_DIRECTIONS_
Pictures aside, write out every record exactly as it appears.
──────── DATA SHOWN ────────
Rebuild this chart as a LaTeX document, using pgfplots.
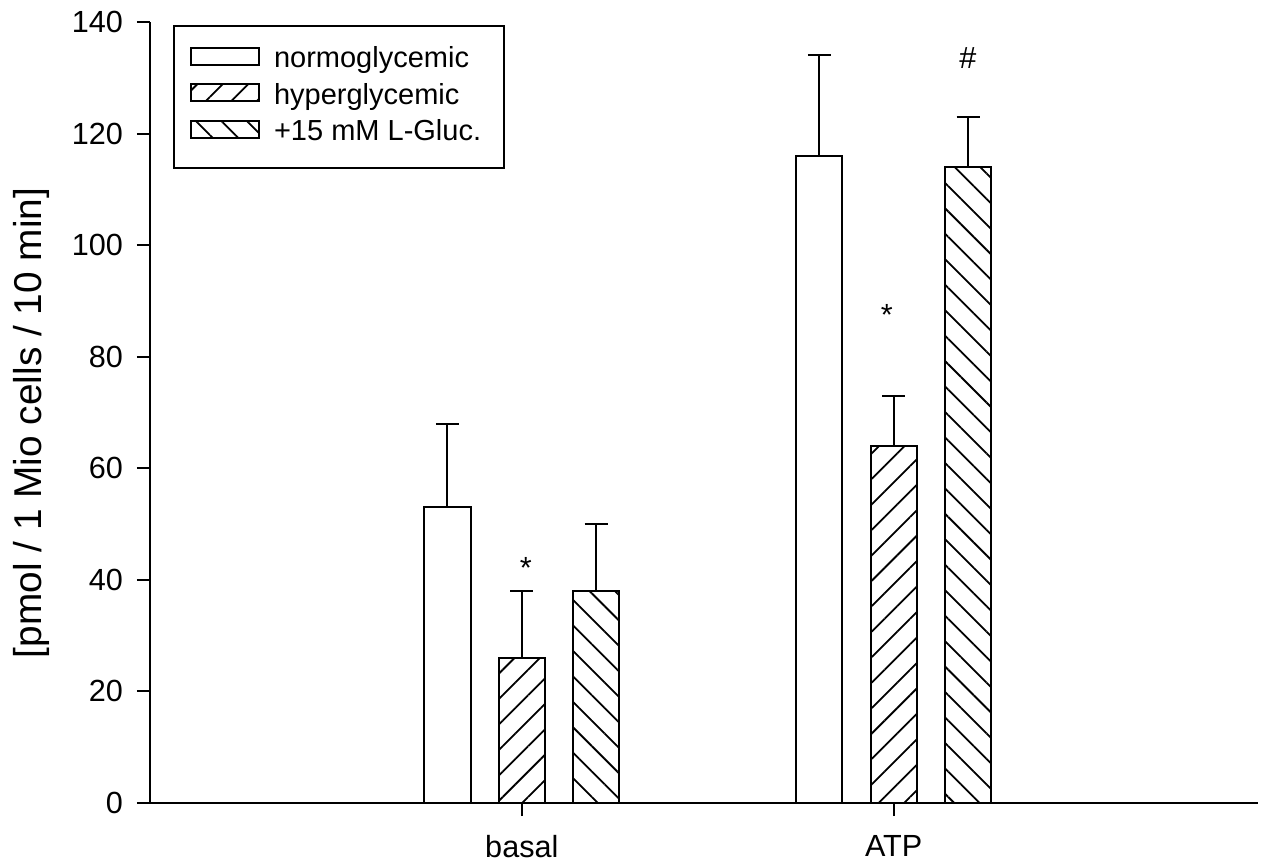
\documentclass[border=0pt]{standalone}
\usepackage{fontspec}
\setmainfont{Liberation Sans}
\usepackage{pgfplots}
\pgfplotsset{compat=1.18}
\usetikzlibrary{patterns.meta}

\pgfplotsset{
  mybar/.style={ybar, bar width=0.124, bar shift=0pt, draw=black, line width=1pt,
    legend image code/.code={\draw[##1] (0pt,-2.25pt) rectangle (34pt,6.25pt);},
    error bars/y dir=plus, error bars/y explicit,
    error bars/error bar style={line width=1pt, black, solid},
    error bars/error mark options={rotate=90, line width=1pt, mark size=5.75pt, black, solid}},
}

\begin{document}
\begin{tikzpicture}
\begin{axis}[
  at={(0pt,0pt)}, anchor=south west,
  scale only axis, width=554pt, height=390.5pt,
  xmin=0, xmax=2.98, ymin=0, ymax=140,
  axis x line*=bottom, axis y line*=left,
  axis line style={line width=1pt},
  xtick={1,2}, xticklabels={basal,ATP},
  ytick={0,20,...,140},
  tick align=outside, major tick length=6.5pt,
  tick style={line width=1pt, black},
  ticklabel style={font=\fontsize{15.3}{18}\selectfont},
  yticklabel style={xshift=-3.5pt},
  xticklabel style={yshift=-6pt},
  /pgf/number format/assume math mode=true,
  ylabel={[pmol / 1 Mio cells / 10 min]},
  ylabel style={font=\fontsize{19.4}{23}\selectfont, at={(axis description cs:-0.1074,0.4866)}, anchor=center},
  clip=false,
  legend cell align=left,
  legend style={at={(0.0208,0.9962)}, anchor=north west, draw=black, line width=1pt,
    inner xsep=8pt, inner ysep=10pt, row sep=3.75pt, column sep=3.5pt,
    font=\fontsize{14.5}{17}\selectfont,
    nodes={inner ysep=0pt, inner xsep=3.5pt, text height=11pt, text depth=3.5pt}},
]
\addplot[mybar, fill=white] coordinates {(0.8,53) +- (0,15) (1.8,116) +- (0,18)};
\addlegendentry{normoglycemic}
\addplot[mybar, pattern={Lines[angle=45,distance=9pt,line width=0.9pt]}] coordinates {(1.0,26) +- (0,12) (2.0,64) +- (0,9)};
\addlegendentry{hyperglycemic}
\addplot[mybar, pattern={Lines[angle=-45,distance=9pt,line width=0.9pt]}] coordinates {(1.2,38) +- (0,12) (2.2,114) +- (0,9)};
\addlegendentry{+15 mM L-Gluc.}
\node[anchor=base, font=\fontsize{15.3}{18}\selectfont] at (axis cs:1.011,40.2) {*};
\node[anchor=base, font=\fontsize{15.3}{18}\selectfont] at (axis cs:1.982,85.6) {*};
\node[anchor=base, font=\fontsize{15.3}{18}\selectfont] at (axis cs:2.200,131.7) {\#};
\end{axis}
\pgfresetboundingbox
\useasboundingbox (-75pt,-32pt) rectangle (555.5pt,401.5pt);
\end{tikzpicture}
\end{document}
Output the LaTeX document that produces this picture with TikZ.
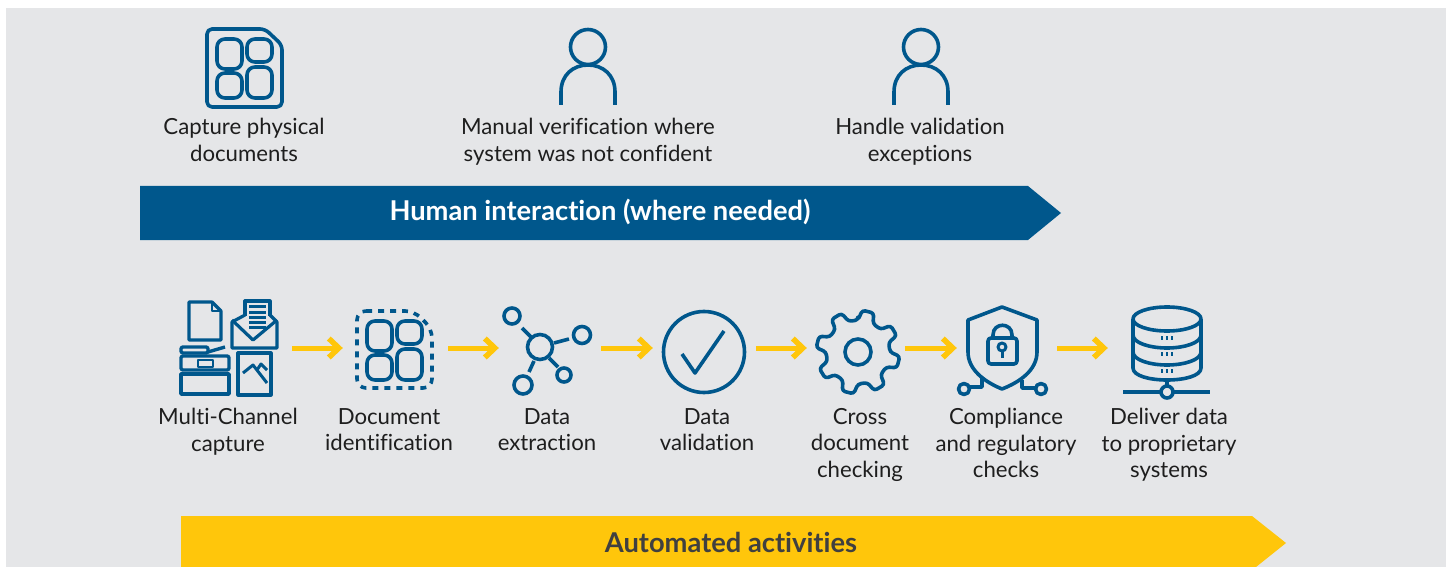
────────
_WRITTEN ANSWER_
Rebuild this chart as a LaTeX document, using pgfplots.
\documentclass[border=0pt]{standalone}
\usepackage{fontspec}
\setmainfont{Liberation Sans}
\usepackage{pgfplots}
\pgfplotsset{compat=1.18}
\usetikzlibrary{patterns.meta}

\pgfplotsset{
  mybar/.style={ybar, bar width=0.124, bar shift=0pt, draw=black, line width=1pt,
    legend image code/.code={\draw[##1] (0pt,-2.25pt) rectangle (34pt,6.25pt);},
    error bars/y dir=plus, error bars/y explicit,
    error bars/error bar style={line width=1pt, black, solid},
    error bars/error mark options={rotate=90, line width=1pt, mark size=5.75pt, black, solid}},
}

\begin{document}
\begin{tikzpicture}
\begin{axis}[
  at={(0pt,0pt)}, anchor=south west,
  scale only axis, width=554pt, height=390.5pt,
  xmin=0, xmax=2.98, ymin=0, ymax=140,
  axis x line*=bottom, axis y line*=left,
  axis line style={line width=1pt},
  xtick={1,2}, xticklabels={basal,ATP},
  ytick={0,20,...,140},
  tick align=outside, major tick length=6.5pt,
  tick style={line width=1pt, black},
  ticklabel style={font=\fontsize{15.3}{18}\selectfont},
  yticklabel style={xshift=-3.5pt},
  xticklabel style={yshift=-6pt},
  /pgf/number format/assume math mode=true,
  ylabel={[pmol / 1 Mio cells / 10 min]},
  ylabel style={font=\fontsize{19.4}{23}\selectfont, at={(axis description cs:-0.1074,0.4866)}, anchor=center},
  clip=false,
  legend cell align=left,
  legend style={at={(0.0208,0.9962)}, anchor=north west, draw=black, line width=1pt,
    inner xsep=8pt, inner ysep=10pt, row sep=3.75pt, column sep=3.5pt,
    font=\fontsize{14.5}{17}\selectfont,
    nodes={inner ysep=0pt, inner xsep=3.5pt, text height=11pt, text depth=3.5pt}},
]
\addplot[mybar, fill=white] coordinates {(0.8,53) +- (0,15) (1.8,116) +- (0,18)};
\addlegendentry{normoglycemic}
\addplot[mybar, pattern={Lines[angle=45,distance=9pt,line width=0.9pt]}] coordinates {(1.0,26) +- (0,12) (2.0,64) +- (0,9)};
\addlegendentry{hyperglycemic}
\addplot[mybar, pattern={Lines[angle=-45,distance=9pt,line width=0.9pt]}] coordinates {(1.2,38) +- (0,12) (2.2,114) +- (0,9)};
\addlegendentry{+15 mM L-Gluc.}
\node[anchor=base, font=\fontsize{15.3}{18}\selectfont] at (axis cs:1.011,40.2) {*};
\node[anchor=base, font=\fontsize{15.3}{18}\selectfont] at (axis cs:1.982,85.6) {*};
\node[anchor=base, font=\fontsize{15.3}{18}\selectfont] at (axis cs:2.200,131.7) {\#};
\end{axis}
\pgfresetboundingbox
\useasboundingbox (-75pt,-32pt) rectangle (555.5pt,401.5pt);
\end{tikzpicture}
\end{document}
Output the LaTeX document that produces this picture with TikZ.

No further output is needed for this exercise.